Most of the million acres in Big Cypress and its smaller partners are actually prairie habitat for the endangered Florida panther, but there was a devastating fire recently, in our rapidly heating world. I drove the loop road instead, looking for gators in the gullies, but I often found myself looking up at the various trees to look at the air flowers hanging on to trunks and branches. In the hardwood hammocks, you might see some tree snails. And I saw a lot of birds, especially wood storks and other large wading birds.

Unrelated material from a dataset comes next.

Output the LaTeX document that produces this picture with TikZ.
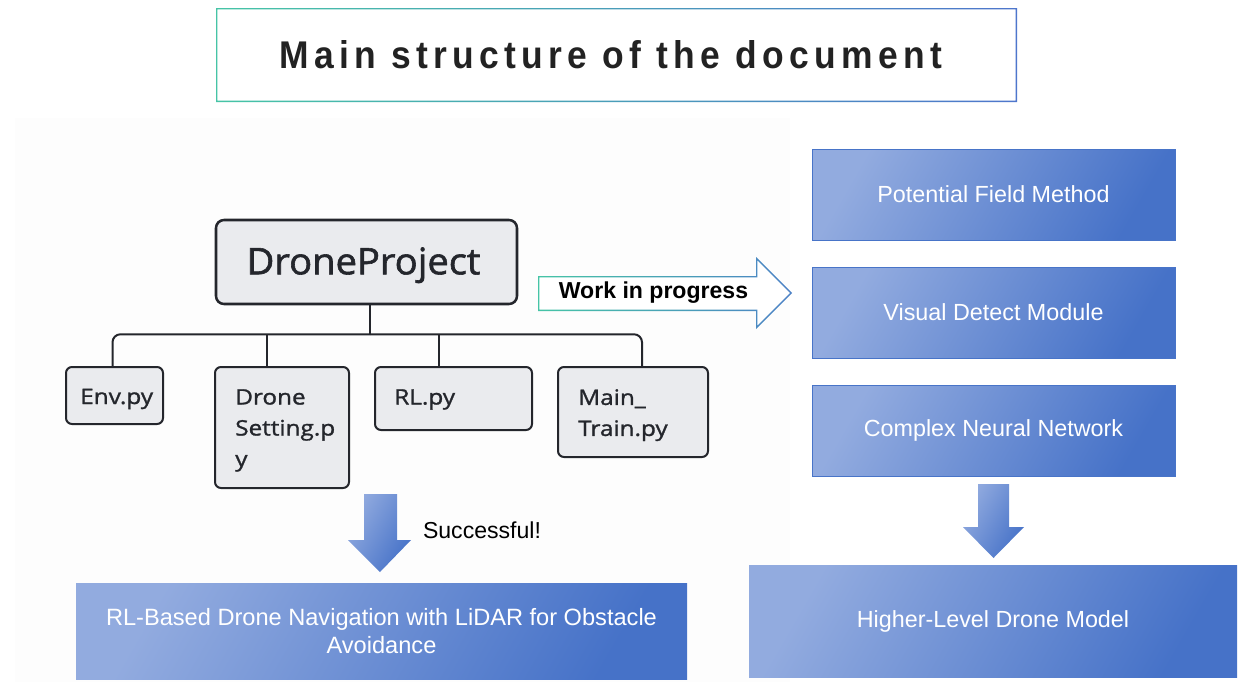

Coming from the Naples side, I stayed in Everglades City, which is tucked in between the Ten Thousand Islands, the Everglades western estuaries and mangrove islands, and Big Cypress. Before the highway was extended to Key West, many visitors took boats to Key West from Everglades City. They’re rebuilding the hurricane damaged visitor center there in the name of Marjorie Stoneman Douglas, who wrote the book, River of Grass, that led to the protection of 2.5 million acres of lower Florida. Fortunately, large commercial efforts to farm, graze and otherwise exploit the land had all failed, so the environmental coalition won. Carbon pollution raises sea levels, so the future is uncertain. But for now, this is a good place for adventure travel out into the mangroves.